Full review on the Blueink site here, and quoted in full below.
“This is the first installment of Stephanie R. Sorensen’s planned “Sakura Steam Series,” which brings readers fully into the conflict between an agrarian Japan that for 250 years sought to purify itself of foreign influences and the inevitable advances revolutionizing the Western world.
In the beginning of the story, set in the mid-1800s, Tōru spends two years in America, learning everything he can about its 19th century industrial revolution in order to arm his agrarian and insular Japan against technologically advanced enemies gathering on the borders. Then, with a suitcase loaded with his notes and sketches, Tōru sneaks back into Japan, defying a death sentence imposed on anyone who leaves and returns. Readers follow Tōru as he, in a Johnny Appleseed fashion, attempts to spread this know-how around the country. Ingrained opposition to new ideas and technology nearly costs Tōru and his allies their lives as they race to head off the arrival of U.S. Commodore Matthew Perry and his plans to subjugate the country.
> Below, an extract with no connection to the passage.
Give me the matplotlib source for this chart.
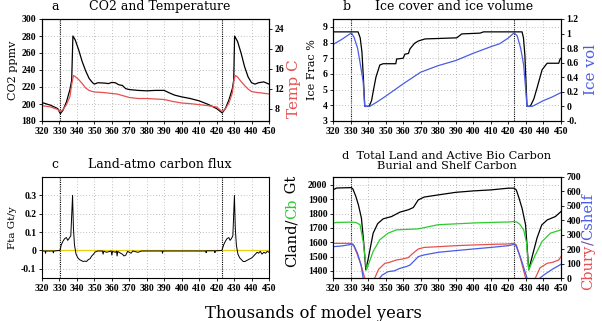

Skillfully written and packed with details about everything from Japanese forests and battling warlords to dirigibles and sewing machines, Sorensen immerses readers in a compelling and provocative story that intimately describes the struggles of a nation and its people, who find themselves in the throes of cultural upheaval.
The book is a mixture of several genres, including historical fiction, alternate history and steampunk. The latter is a form of Victorian-era science fiction in which steam-powered machinery rather than advanced technology rules. As a result of the steampunk elements, some readers might have difficulty suspending their disbelief about the lightning speed in which Tōru spreads industrial change throughout Japan. In just a year, vast networks of railroads and telegraph wires spring up everywhere, without an infrastructure of mines, mills and manufacturing to produce the rails, telegraph wire and other basics.
Those not bothered by such details, however, will find an absorbing read. Steampunk fans, in particular, should enjoy the launch of this intriguing saga and look forward to the sequels.
Also available in hardcover and ebook.”